## Data
----
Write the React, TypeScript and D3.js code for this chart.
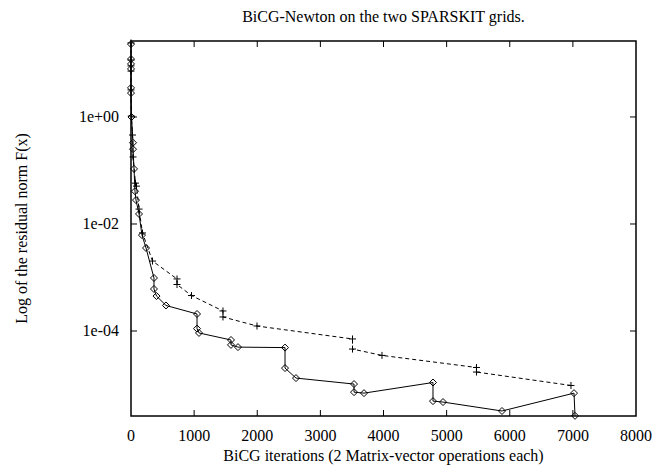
import * as d3 from "d3";

// solid series (diamonds)
const iterA = [0, 0, 0, 0, 0, 0, 8, 32, 32, 48, 63, 79, 127, 174, 238, 364, 364, 404, 554, 1046, 1046, 1077, 1584, 1584, 1695, 2440, 2440, 2614, 3533, 3533, 3691, 4784, 4784, 4943, 5877, 7018, 7034];
const residA = [23, 12.1, 9.8, 7.9, 3.5, 2.8, 1.0, 0.33, 0.25, 0.107, 0.041, 0.028, 0.0154, 0.0062, 0.00356, 0.00098, 0.00061, 0.00045, 0.0003, 0.000208, 0.000111, 9.2e-5, 6.8e-5, 5.5e-5, 5.0e-5, 4.9e-5, 2.03e-5, 1.32e-5, 1.02e-5, 7.2e-6, 6.9e-6, 1.09e-5, 4.9e-6, 4.7e-6, 3.2e-6, 6.9e-6, 2.6e-6];

// dashed series (plus marks)
const iterB = [0, 0, 0, 0, 0, 5, 24, 32, 71, 87, 127, 182, 341, 729, 729, 958, 1457, 1457, 1996, 3509, 3509, 3976, 5473, 5473, 6970];
const residB = [24.2, 11.6, 9.0, 7.2, 3.2, 1.04, 0.46, 0.179, 0.058, 0.051, 0.019, 0.0068, 0.00203, 0.00094, 0.00074, 0.00046, 0.000237, 0.000183, 0.000124, 7.1e-5, 4.6e-5, 3.5e-5, 2.08e-5, 1.71e-5, 9.6e-6];

const xTicks = [0, 1000, 2000, 3000, 4000, 5000, 6000, 7000, 8000];
const yTicks = [1, 1e-2, 1e-4];
const yTickLabels = ["1e+00", "1e-02", "1e-04"];

const width = 658;
const height = 474;
const marginLeft = 131;
const marginRight = 22;
const marginTop = 41;
const marginBottom = 58;
const font = '"Liberation Serif"';

const App = () => {
  const x = d3.scaleLinear().domain([0, 8000]).range([marginLeft, width - marginRight]);
  const y = d3
    .scaleLog()
    .domain([2.58e-6, 26.3])
    .range([height - marginBottom, marginTop]);

  const ptsA = iterA.map((d, i) => [x(d), y(residA[i])] as [number, number]);
  const ptsB = iterB.map((d, i) => [x(d), y(residB[i])] as [number, number]);
  const line = d3.line();

  const left = marginLeft;
  const right = width - marginRight;
  const top = marginTop;
  const bottom = height - marginBottom;
  const tick = 6;
  const s = 3.5;
  const txt = { fontFamily: font };

  return (
    <svg width={width} height={height} style={{ position: "absolute", left: 0, top: 0, background: "#fff" }}>
      <text x={(left + right) / 2} y={22} textAnchor="middle" fontSize={16} style={txt}>
        BiCG-Newton on the two SPARSKIT grids.
      </text>

      {/* ticks, all four sides */}
      <g stroke="#000" strokeWidth={1}>
        {xTicks.slice(1, -1).map((t) => (
          <g key={t}>
            <line x1={x(t)} x2={x(t)} y1={bottom} y2={bottom - tick} />
            <line x1={x(t)} x2={x(t)} y1={top} y2={top + tick} />
          </g>
        ))}
        {yTicks.map((t) => (
          <g key={t}>
            <line x1={left} x2={left + tick} y1={y(t)} y2={y(t)} />
            <line x1={right} x2={right - tick} y1={y(t)} y2={y(t)} />
          </g>
        ))}
      </g>

      {xTicks.map((t) => (
        <text key={t} x={x(t)} y={bottom + 25} textAnchor="middle" fontSize={16} style={txt}>
          {t}
        </text>
      ))}
      {yTicks.map((t, i) => (
        <text key={t} x={left - 12} y={y(t) + 5} textAnchor="end" fontSize={16} style={txt}>
          {yTickLabels[i]}
        </text>
      ))}

      <text x={(left + right) / 2} y={bottom + 45} textAnchor="middle" fontSize={16} style={txt}>
        BiCG iterations (2 Matrix-vector operations each)
      </text>
      <text
        transform={`translate(27,${(top + bottom) / 2}) rotate(-90)`}
        textAnchor="middle"
        fontSize={16}
        style={txt}
      >
        Log of the residual norm F(x)
      </text>

      {/* dashed series */}
      <path d={line(ptsB) ?? ""} fill="none" stroke="#000" strokeWidth={1} strokeDasharray="4,3" />
      <g stroke="#000" strokeWidth={1}>
        {ptsB.map(([px, py], i) => (
          <path key={i} d={`M${px - s},${py}H${px + s}M${px},${py - s}V${py + s}`} />
        ))}
      </g>

      {/* solid series */}
      <path d={line(ptsA) ?? ""} fill="none" stroke="#000" strokeWidth={1} />
      <g stroke="#000" strokeWidth={1} fill="none">
        {ptsA.map(([px, py], i) => (
          <path key={i} d={`M${px},${py - s}L${px + s},${py}L${px},${py + s}L${px - s},${py}Z`} />
        ))}
      </g>

      <rect
        x={left}
        y={top}
        width={right - left}
        height={bottom - top}
        fill="none"
        stroke="#000"
        strokeWidth={1.5}
      />
    </svg>
  );
};

export default App;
----
## Goal
Please take the lines from the beginning of the data above through the line holding "import * as" and transcribe them exactly, without any pictures.

## Worked solution
Write the React, TypeScript and D3.js code for this chart.
import * as d3 from "d3";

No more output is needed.